Not for sensitive clients 

“We might have gone too far,” was my first thought after we had shown a video report of our research at a client presentation. Silence fell on the conference room, and the client’s four representatives looked completely stunned. The silence, which felt eternal, was finally broken by the client’s sectoral manager: “Oh-kay. Ouch.”

We had used a video to bring a consumer and her honest opinion into the conference room, which had never heard feedback this direct or this alive before. The object of the feedback was the result of years of product development, hundreds of thousands in investments and the favourite of the company’s product family. We had conveyed a message from this favourite child’s classmates, a message that said “your fat child is boring, smells and tastes of nothing, and no one wants to play with him”. The feedback hurt and caused offence because the illusion that the client’s child was nice and well-liked was shattered.

We conveyed this message in the form of a true story, at the emotional level, which has a greater impact than a traditional written report. A good example of this is the difference between the impact of a book and a film. A book may contain the most horrific brutalities and horrors and still be the favourite of a wide readership. At the same time, if we were to turn this book, with all the brutalities of the plot, into a film, we’d have a marginal film that would never grace the main screen of a city’s biggest cinema.

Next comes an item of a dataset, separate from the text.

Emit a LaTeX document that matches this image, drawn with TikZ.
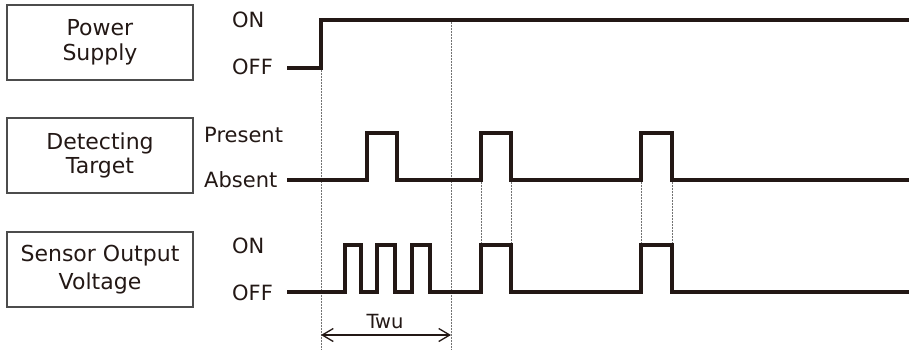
\documentclass[tikz,border=0pt]{standalone}
\usepackage{fontspec}
\setmainfont{DejaVu Sans}
\usetikzlibrary{arrows.meta,positioning}
\definecolor{ink}{HTML}{231815}

\begin{document}
\begin{tikzpicture}[x=1pt,y=-1pt,
	namebox/.style={draw=black!70, line width=1.2pt, minimum width=186pt, minimum height=75pt, align=center, inner sep=0pt, text=ink, font=\fontsize{22}{24.5}\selectfont},
	level/.style={anchor=base west, inner sep=0pt, text=ink, font=\fontsize{21}{24}\selectfont},
	signal/.style={draw=ink, line width=3.2pt, line join=miter},
	guide/.style={draw=black!55, line width=0.5pt, densely dotted}]
	\useasboundingbox (0,0) rectangle (909,349);

	\node[namebox] (power) at (100,42.5) {Power\\Supply};
	\node[namebox] (target) at (100,155.5) {Detecting\\Target};
	\node[namebox, font=\fontsize{22}{28}\selectfont] (output) at (100,269.5) {Sensor Output\\Voltage};

	\node[level] (powerOn) at (232,27) {ON};
	\node[level] (powerOff) at (232,74) {OFF};
	\node[level] (present) at (204,142) {Present};
	\node[level] (absent) at (204,187) {Absent};
	\node[level] (outOn) at (232,253) {ON};
	\node[level] (outOff) at (232,300) {OFF};

	% guide lines
	\draw[guide] (321,68) -- (321,349);
	\draw[guide] (451,20) -- (451,349);
	\foreach \x in {481,511,641,672}
		\draw[guide] (\x,180) -- (\x,245);

	% signals
	\draw[signal] (287,68) -- (321,68) -- (321,20) -- (909,20);
	\draw[signal] (287,180) foreach \a/\b in {367/397,481/511,641/672}
		{ -- (\a,180) -- (\a,133) -- (\b,133) -- (\b,180) } -- (909,180);
	\draw[signal] (287,292) foreach \a/\b in {345/361,377/395,412/430,481/511,641/672}
		{ -- (\a,292) -- (\a,245) -- (\b,245) -- (\b,292) } -- (909,292);

	% warm-up time
	\coordinate (wuStart) at (321,335);
	\coordinate (wuEnd) at (451,335);
	\draw[{Straight Barb[length=11pt,width=13pt]}-{Straight Barb[length=11pt,width=13pt]}, line width=1.3pt, ink] (wuStart) -- (wuEnd);
	\node[level, anchor=base, font=\fontsize{19.5}{22}\selectfont] (twu) at (385,328) {Twu};
\end{tikzpicture}
\end{document}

Market research in video format gives huge potential for deep understanding of your client or consumer, and for putting that understanding into practice in your organisation at the emotional level. No matter how well we may understand our client, that understanding is useless unless we can exploit the possibilities it brings. This allows us to raise our favourite child into a sociable model citizen who gets his classmates to like him. The results of research should arouse feelings; they should make people laugh and cry. Emotions move us all.

I’ve never seen such swift efforts to improve things as I did at the end of our presentation. This time, our message hurt, but our job was to convey the message. We left the presentation grateful and proud. Our work had led to immediate actions. That’s why we’re here.